参宮街道 妻入り格子戸の町屋


 松阪市市場庄は、妻入町屋がほとんどで、参宮街道沿いに20軒近く残っています。妻入町屋は軒を道に直交させ、道側に主要な出入り口を設けたものです。これは、伊勢神宮内宮前のおはらい町の家々と同じタイプです。しかし、隣接する六軒や松阪の家並みは妻入ではなく、反対の平入りということなので、市場庄だけが独立していることになります。
 格子戸は古くは明和年間(1764?1772)、新しいものでは大正初期という。お盆と正月前になると、各家のお嫁さんらが一本ずつせっせと拭いて磨き上げています。これは、女性たちが伝えてきた習慣です。

  いちのや(宇野家住宅)は、大正三年(1914)に宇野家の別宅として建てられたもので、建物は切妻造り妻入り形式で、そこに庇屋根を付け、通りに面した側には大きな出格子を付けている。 内部は、北側に店、中間、仏間、屋敷が一列に並んでいる。 明治以前のこの地区の町屋で見られる摺り上げ戸から出格子戸への過渡期の建物である。 この変化は宿場町から農村集落へと市場庄町が性格を変えてきた明治中期から大正初期ともほぼ一致している。

  切妻造り、連子格子に出格子、雁木のある家「いちのや」は、市民グループの「格子戸の会」が市からの援助で管理・運営してきました。松阪市は、個人所有物の維持に公費を出すことが、問題視されるようになったため、所有者との契約の打ち切りを決めました。会では、存続を望んでいますが、3月の期限切れが迫ってきています。

  市場庄は、もともと零細な農村に過ぎなかったようで、往来の増加で次第に商業町的な意味合いを帯びていったものと思われる。参宮者の土産物屋や旅装束を商う店が並んでいたといわれ、背後に畑地や田地を持ち農業で生計を立てながらも、旅人相手の商売が盛んに行われていったのだろう。「市場文楽」などともてはやされた娯楽や浄瑠璃なども上演されたといい、旅の者のみならず近隣住民にも魅力的なところだったらしい。
 参宮街道に沿い線状に続く町並は、隣との取合いに適度な余裕があって、都市型の町並のようにぎすぎすした感じでないのも、もともとは農村集落だったことを感じさせます。
 ぞうりや、石安、磯八、かご兵…、軒には屋号を記した木札がかかっています。町づくりグループ・格子戸の会が調査し、制作したものです。屋号は職業・出身地・先祖の名などにちなんでつけられ、専業農家にはありません。例えば、仙台屋さんは仙台出身で、お伊勢参りに来て、そのまま市場庄の娘と結婚し住まうようになったという。屋号を見て歩くと、家々から歴史を醸し出しているように感じます。
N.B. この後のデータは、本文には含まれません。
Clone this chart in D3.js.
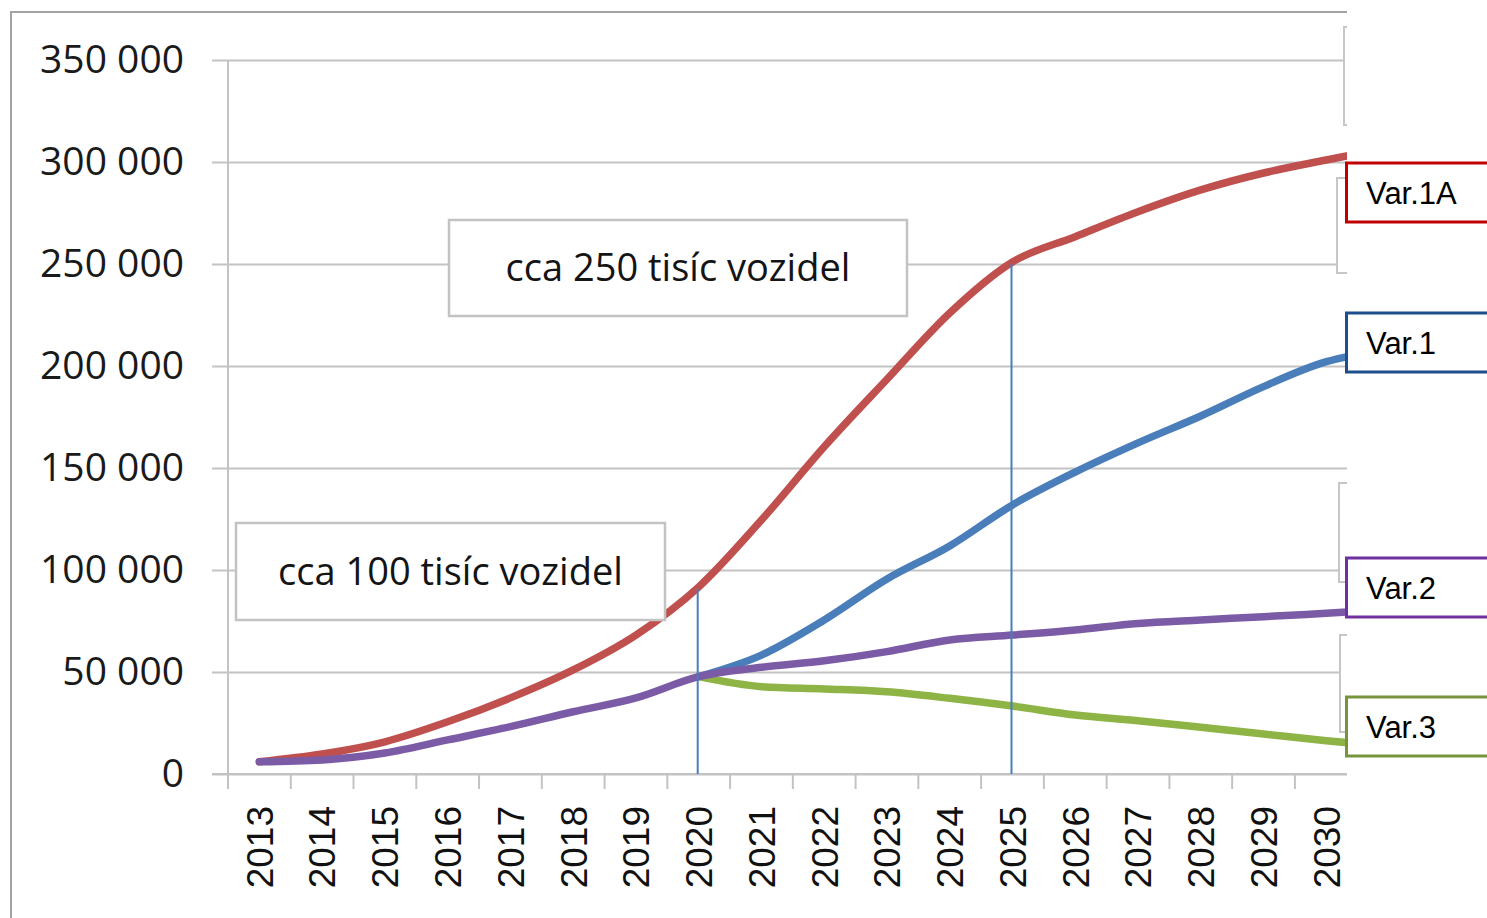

  街道沿いにある「忘井之道」の道標を少し行くと、忘れ井と山神が祀られています。「忘れ井」は、斎王といわれる鳥羽天皇の、(1100年代)皇女(恂子内親王)が斎王として伊勢の斎宮に向かう途中この井戸に水を求めよった際、甲斐という女官が詠んだ「別れ行く都の方の恋しきに いざ結びみむ忘れ井の水」という詩から「忘井」の名が付いたとされている。
 水に写った自分の顔をみて、都への思いを断ち切らなければとの、おもいで詠まれたようです。


  斎王の群行(ぐんこう)に加わり、京の都に別れていきますが、都の方が恋しくてなりません。「忘井の水(わすれいのみず)」を飲めばきっと都のことを忘れるかもしれません。さあ、「忘井の水」を手で掬って(すくって)飲みましょう・・・・
 一見、華やかな群行ではあっても、斎王の胸中には、神に仕えることの晴れがましさよりも、住み慣れた都や親しい人々との別れの悲しさが強かったかもしれない。斎王だけでなく、それに従う女官ともなれば、その想いはいっそう募ったことなのでしょう。